IFRS are a set of standards that address accounting issues and provide requirements that must be complied with in order for financial information to be considered true and fair. The foremost requirement of IFRS is the presentation of operating results in a set of financial statements. These financial statements usually consist of a statement of financial position, a profit and loss statement, a statement of cash flows, a statement of changes in shareholder’s equity and related notes.

These statements in turn present certain amounts of balances and transactions representing the company’s assets, liabilities, income and expenses. Simply put, IFRS provide requirements for the recognition, measurement and disclosure of these balances and transactions.
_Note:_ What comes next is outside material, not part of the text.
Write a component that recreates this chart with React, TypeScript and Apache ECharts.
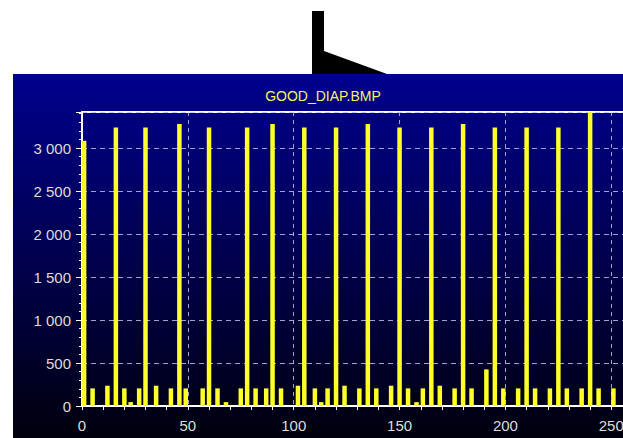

The IFRS have presented certain concepts such as accruals, going concern and prudence to name a few. These concepts are followed to ensure that investors are not misled by manipulated or window-dressed financial statements.

For example, to minimize the risk of overstatement of profits by not recording expenses incurred close to year end but not invoiced, IFRS require the recognition of an estimated expense since the company had already received the benefits.

To ensure that companies comply with the requirements of IFRS, companies are also required by regulatory authorities to have financial information audited by accounting firms. These firms essentially review financial information in light of the requirements prescribed by IFRS. Once reviewed, the financial statements are considered comparable and reliable and conforming to a set standard.